An increase in domestic collection, however, meant that imports now account for around 40% of China’s recovered fibre requirements, compared with more than 48% in 2005. That statistic was offered by Minnie Kong, Shanghai-based associate economist for fiber at RISI. Just as China’s Green Fence policy was temporarily hurting exporters in the United States and Europe, it also was apparently creating problems for Chinese mills that rely on imports, she noted.
On a brighter note, Kong insisted that recovered paper demand would continue to grow throughout Asia. Over the next year or so, “OCC will register the largest tonnage gains,” she continued. “Mixed paper usage may also grow as the cheaper substitute for OCC and other grades.” Demand for high grades in making printing and writing paper and white board may also increase, she said.
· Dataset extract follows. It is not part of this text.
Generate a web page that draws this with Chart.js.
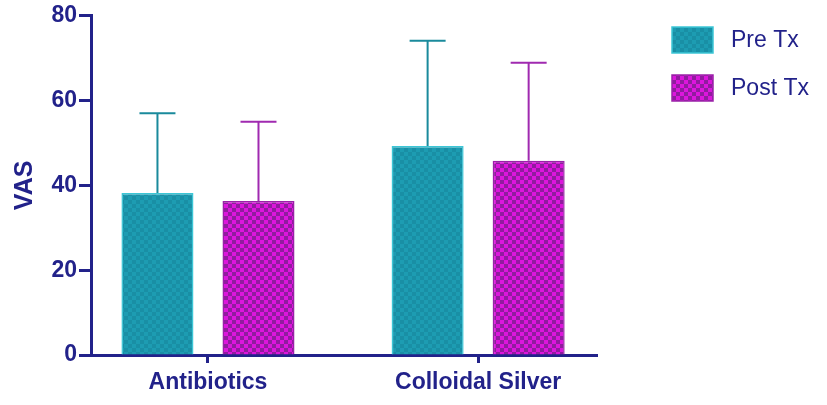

However, somewhat less positive news was contained in the European market reports delivered by Jaroslav Dobes of Remat SRO in the Czech Republic and Jean-Luc Petithuguenin of Paprec in France. Fibre prices and collection volumes remained under pressure in many instances, it was suggested.
European Recovered Paper Association and BIR Environmental and Technical Director Ross Bartley confirmed ongoing obstacles to securing end-of-waste status for recovered fibre at the EU level. Guest speaker Daniel Guillanton, export manager at SITA Negoce, France, emphasized that achieving this end-of-waste goal would be helpful not only in terms of managing quality, but also for improving record-keeping.
Fellow guest speaker Alan Bog, commercial manager, Asia, for Euroports Asia Terminals, said recovered paper exporters face “bottleneck” issues when shipping orders overseas. Some examples of these issues include as irregular supply of equipment, surcharges applied at the “whims” of carriers and general uncertainty over transit times owing to slow-steaming and multiple stops.